Reproduce exactly, with no pictures, each line from the opening of the material down through the line containing "(sw) at (336,30.5)".

------------------------------------------------------------------------

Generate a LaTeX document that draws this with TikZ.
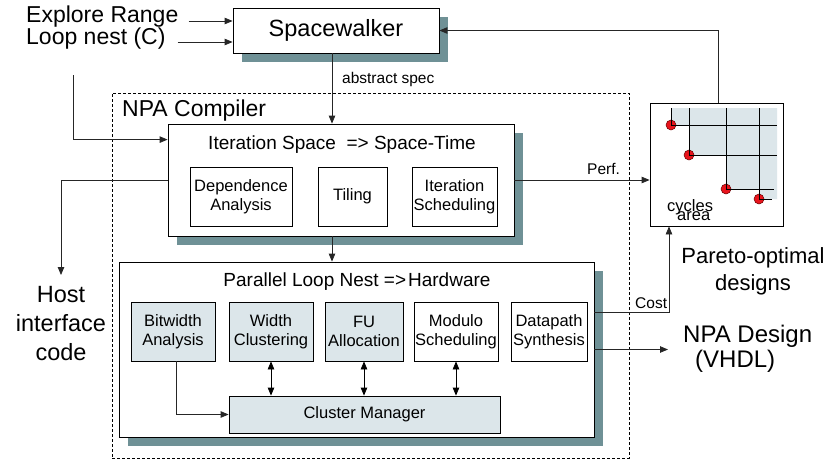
\documentclass[tikz,border=0pt]{standalone}
\usepackage{fontspec}
\setmainfont{Liberation Sans}
\usetikzlibrary{arrows.meta,shadows,calc}
\definecolor{shadowc}{RGB}{111,145,150}
\definecolor{lightc}{RGB}{220,230,234}
\definecolor{dotc}{RGB}{232,20,28}
\newcommand\myfs[2]{\fontsize{#1}{#2}\selectfont}
\begin{document}
\begin{tikzpicture}[x=1pt,y=-1pt,
 box/.style={draw=black,line width=0.8pt,fill=white,inner sep=0pt,align=center},
 shbox/.style={box,drop shadow={shadow xshift=8.5pt,shadow yshift=-8.5pt,fill=shadowc,opacity=1}},
 sub/.style={box,font=\myfs{16.5}{19}},
 subg/.style={sub,fill=lightc},
 arr/.style={-{Triangle[length=8pt,width=6.5pt]},line width=0.8pt,draw=black!85},
 darr/.style={{Triangle[length=8pt,width=6.5pt]}-{Triangle[length=8pt,width=6.5pt]},line width=0.8pt},
 ln/.style={line width=0.8pt},
 big/.style={font=\myfs{23.5}{29},inner sep=0pt},
 small/.style={font=\myfs{15.5}{18},inner sep=0pt,anchor=base west},
 title/.style={font=\myfs{19}{22},inner sep=0pt,anchor=base}]
\useasboundingbox (0,0) rectangle (825,461);

% inputs
\node[font=\myfs{23}{28},inner sep=0pt,anchor=base west] (expl) at (26,22.5) {Explore Range};
\node[font=\myfs{23}{28},inner sep=0pt,anchor=base west] (loop) at (26,44) {Loop nest (C)};

% Spacewalker
\node[shbox,minimum width=206pt,minimum height=45pt,font=\myfs{23.5}{28}] (sw) at (336,30.5) {Spacewalker};

% NPA compiler region
\node[draw,dash pattern=on 3pt off 2pt,line width=0.7pt,minimum width=517pt,minimum height=365pt,inner sep=0pt] (npa) at (370.5,275.5) {};
\node[anchor=base west,font=\myfs{23}{28},inner sep=0pt] (npal) at (122,116) {NPA Compiler};

% Iteration space box
\node[shbox,minimum width=346pt,minimum height=112pt] (iter) at (341,180) {};
\node[title] (itert) at (342,149) {Iteration Space\ \ => Space-Time};
\node[sub,minimum width=102pt,minimum height=59pt] (dep) at (241,196.5) {Dependence\\Analysis};
\node[sub,minimum width=69pt,minimum height=59pt] (til) at (352.5,196.5) {Tiling};
\node[sub,minimum width=85pt,minimum height=59pt] (isch) at (454.5,196.5) {Iteration\\Scheduling};

% Parallel loop nest box
\node[shbox,minimum width=475pt,minimum height=175pt] (par) at (356.5,349.5) {};
\node[title] (part) at (357,286) {Parallel Loop Nest =>\hspace{2pt}Hardware};
\node[subg,minimum width=84pt,minimum height=59pt] (bw) at (173,331.5) {Bitwidth\\Analysis};
\node[subg,minimum width=84pt,minimum height=59pt] (wc) at (271,331.5) {Width\\Clustering};
\node[subg,minimum width=78pt,minimum height=59pt] (fu) at (364,331.5) {FU\\Allocation};
\node[sub,minimum width=84pt,minimum height=59pt] (ms) at (456,331.5) {Modulo\\Scheduling};
\node[sub,minimum width=76pt,minimum height=59pt] (ds) at (549,331.5) {Datapath\\Synthesis};
\node[subg,minimum width=271pt,minimum height=37pt] (cm) at (364.5,414.5) {Cluster Manager};

% Pareto box
\node[box,minimum width=133pt,minimum height=123pt] (pbox) at (716.5,164.5) {};
\fill[lightc] (671,108) -- (777,108) -- (777,199) -- (759,199) -- (759,189) -- (726,189)
  -- (726,155) -- (689,155) -- (689,125) -- (671,125) -- cycle;
\foreach \px/\py/\pe in {671/125/777, 689/155/777, 726/189/774, 759/199/772} {
  \filldraw[fill=dotc,draw=black!60!red,line width=0.5pt] (\px,\py) circle[radius=5pt];
  \draw[ln] (\px,108) -- (\px,\py) -- (\pe,\py);
}
\node[anchor=base west,font=\myfs{16.5}{18},inner sep=0pt] (cyc) at (667,211) {cycles};
\node[anchor=base west,font=\myfs{16.5}{18},inner sep=0pt] (area) at (677,220) {area};
\node[align=center,font=\myfs{22}{27},inner sep=0pt,anchor=north] (plab) at (753,247) {Pareto-optimal\\designs};

% outputs
\node[align=center,big,anchor=north] (host) at (61,286) {Host\\interface\\code};
\node[align=left,font=\myfs{24}{25},inner sep=0pt,anchor=north west] (vhdl) at (683,325) {NPA Design\\\hspace{12pt}(VHDL)};

% connectors
\coordinate (e1) at ([xshift=10pt,yshift=1.5pt]expl.base east);
\coordinate (e2) at ([xshift=12pt,yshift=2pt]loop.base east);
\draw[arr] (e1) -- (e1 -| sw.west);
\draw[arr] (e2) -- (e2 -| sw.west);
\coordinate (lstart) at (73,75);
\draw[arr] (lstart) |- ([yshift=-16pt]iter.north west);
\coordinate (s1) at ([xshift=-4pt]sw.south);
\draw[arr] (s1) -- (s1 |- iter.north);
\node[small] (abs) at (342,83) {abstract spec};
\coordinate (s2) at ([xshift=-9pt]iter.south);
\draw[arr] (s2) -- (s2 |- par.north);
\draw[arr] (iter.west) -| ([yshift=11pt]host.north);
\draw[arr] (iter.east) -- (iter.east -| pbox.west);
\node[small] (perf) at (587,174) {Perf.};
\draw[arr] ([xshift=1.5pt]pbox.north) |- (sw.east);
\draw[arr] ([yshift=37.5pt]par.east) -| ([xshift=-47.5pt]pbox.south);
\node[small] (cost) at (635,308) {Cost};
\draw[arr] (par.east) -- ($(par.east -| vhdl.west)+(-15,0)$);
\draw[arr] ([xshift=3pt]bw.south) |- (cm.west);
\draw[darr] (wc.south) -- (wc.south |- cm.north);
\draw[darr] (fu.south) -- (fu.south |- cm.north);
\draw[darr] (ms.south) -- (ms.south |- cm.north);
\end{tikzpicture}
\end{document}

------------------------------------------------------------------------

Final result —
Generate a LaTeX document that draws this with TikZ.
\documentclass[tikz,border=0pt]{standalone}
\usepackage{fontspec}
\setmainfont{Liberation Sans}
\usetikzlibrary{arrows.meta,shadows,calc}
\definecolor{shadowc}{RGB}{111,145,150}
\definecolor{lightc}{RGB}{220,230,234}
\definecolor{dotc}{RGB}{232,20,28}
\newcommand\myfs[2]{\fontsize{#1}{#2}\selectfont}
\begin{document}
\begin{tikzpicture}[x=1pt,y=-1pt,
 box/.style={draw=black,line width=0.8pt,fill=white,inner sep=0pt,align=center},
 shbox/.style={box,drop shadow={shadow xshift=8.5pt,shadow yshift=-8.5pt,fill=shadowc,opacity=1}},
 sub/.style={box,font=\myfs{16.5}{19}},
 subg/.style={sub,fill=lightc},
 arr/.style={-{Triangle[length=8pt,width=6.5pt]},line width=0.8pt,draw=black!85},
 darr/.style={{Triangle[length=8pt,width=6.5pt]}-{Triangle[length=8pt,width=6.5pt]},line width=0.8pt},
 ln/.style={line width=0.8pt},
 big/.style={font=\myfs{23.5}{29},inner sep=0pt},
 small/.style={font=\myfs{15.5}{18},inner sep=0pt,anchor=base west},
 title/.style={font=\myfs{19}{22},inner sep=0pt,anchor=base}]
\useasboundingbox (0,0) rectangle (825,461);

% inputs
\node[font=\myfs{23}{28},inner sep=0pt,anchor=base west] (expl) at (26,22.5) {Explore Range};
\node[font=\myfs{23}{28},inner sep=0pt,anchor=base west] (loop) at (26,44) {Loop nest (C)};

% Spacewalker
\node[shbox,minimum width=206pt,minimum height=45pt,font=\myfs{23.5}{28}] (sw) at (336,30.5) {Spacewalker};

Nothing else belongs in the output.